# Matrices question

Karate Chop
when you're multiplying two matrices together does it affect the answer at all if you swap the columns around in one of the matrices?

marlon
Karate Chop said:
when you're multiplying two matrices together does it affect the answer at all if you swap the columns around in one of the matrices?

yes it does, just look at the defnition of matrix multiplication :

$$(AB)_{ij} = \Sigma_k a_{ik}b_{kj}$$

try for yourself with an example

Here is some extra info : Matrix Multiplication
marlon

Homework Helper
Did you consider doing a little experimentation?

What is $$\left( \begin{array}{ccc}1&2\\3&2\end{array}\right)\left(\begin{array}{ccc}2&-1\\2&1\end{array}\right)$$?

Is that the same as $$\left( \begin{array}{ccc}1&2\\3&2\end{array}\right)\left(\begin{array}{ccc}-1&2\\1&2\end{array}\right)$$?

The Bob
Matrix multiplication is associative but not commutative.

E.g.
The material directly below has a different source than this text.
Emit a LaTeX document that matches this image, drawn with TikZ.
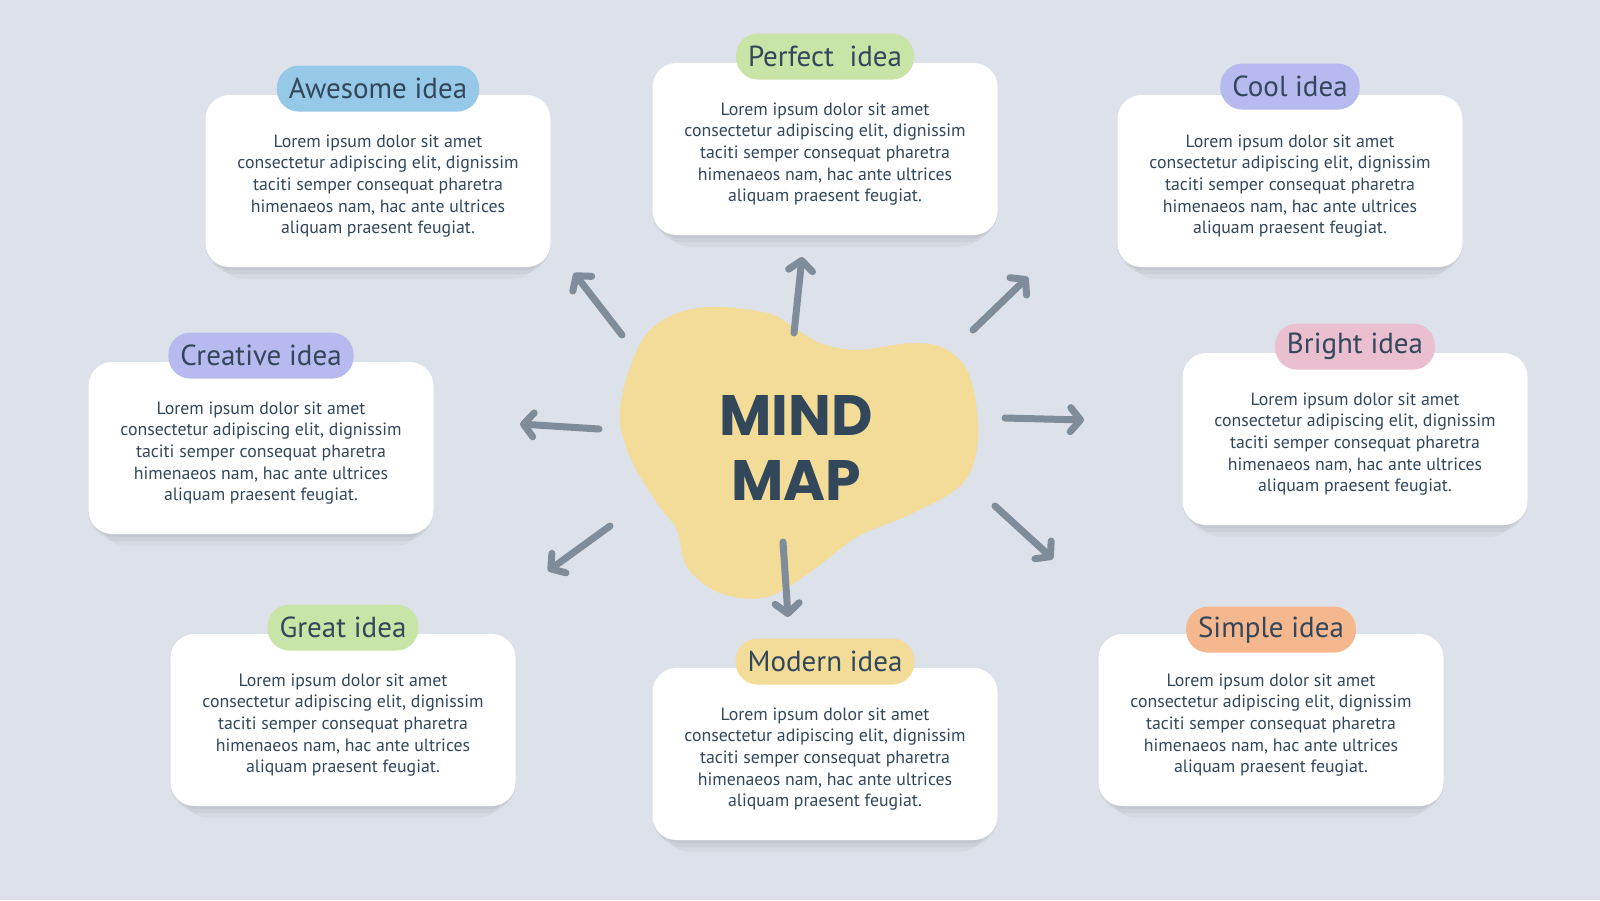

A(BC) equals (AB)C but AB does not equal BA.

Homework Helper
And that has what to do with the question?

marlon
HallsofIvy said:
And that has what to do with the question?
:rofl: :rofl: :rofl: :rofl: :rofl:

marlon

primarygun
E.g. A(BC) equals (AB)C but AB does not equal BA.
Sometimes it does. Such as the square of a matrix.

Homework Helper
When we say matrix multiplication isn't commutative, we mean in general.
To be commutative it always has to be valid.

As you say though, there are exceptions (multiplying with the identy-matrix or with the inverse too for example) but that doesn't change the fact the multiplication isn't commutative.

Homework Helper
MY point was that the original question had to do with rearranging the columns in one of the matrices- giving a completely different matrix. It had nothing to do with the commutativity of multiplication.

Wandering off topic is just going to confuse the original poster.

The Bob
HallsofIvy said:
And that has what to do with the question?
Apologises for misunderstanding the question. Glad to feel I can make mistakes and not have my gut knotted.